Renters (66.2%) and adults living with unrelated roommates (81.3%) far exceeded the national average of 45.4%. Household income is a factor as well. Nearly sixty percent (59.4%) of adults living under the poverty line were wireless only, compared to 42.5% of higher income adults.
After a brief moment where the trend looked to be flattening out, the wireless only substitution trend seems to be accelerating again. Between 2012 and 2013, wireless only homes only grew at 2.8%, a decline of 33% from the period 2011 – 2012, and far below the heyday of wireless substitution growth which grew eightfold in the six years between 2004 and 2010. But growth accelerated by 4.4% between 2013 and 2014, an increase of over 57% over the period 2012 – 2013.
Among households that have both a wireline phone and a wireless phone, the trend of “wireless mostly” is worth noting as well.

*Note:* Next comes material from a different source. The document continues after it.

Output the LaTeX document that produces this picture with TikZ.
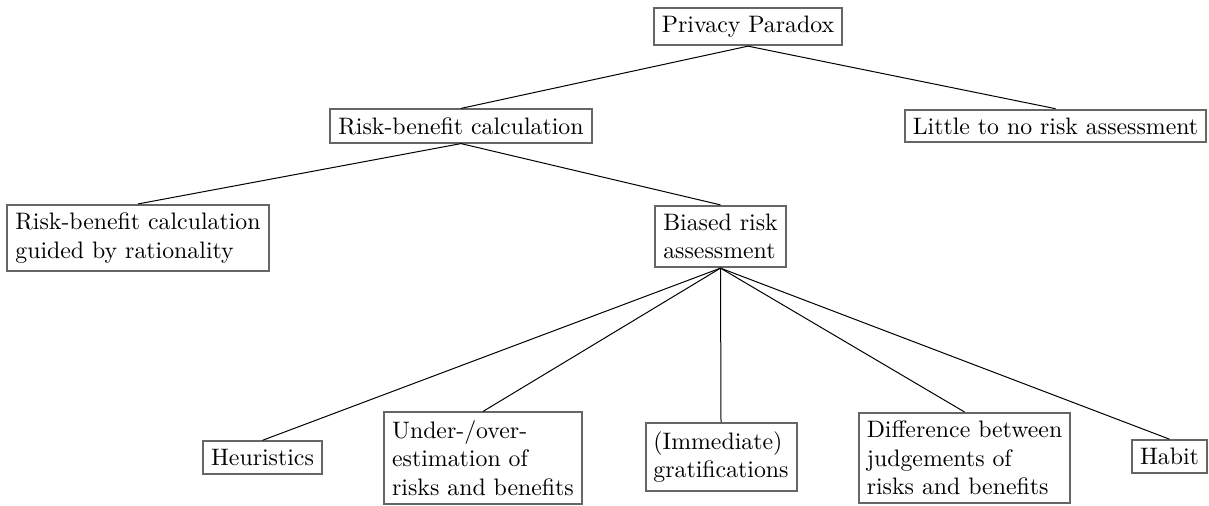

Among these households, 34.8% received all or almost all calls on wireless telephones. This translates to nearly 15% of all U.S. households, considered wireless mostly households, according to the CDC. Combine that with the 45.4% of wireless only households, and about 60% of U.S. households choose wireless communication for all or almost all of their calls over landlines, according to the data.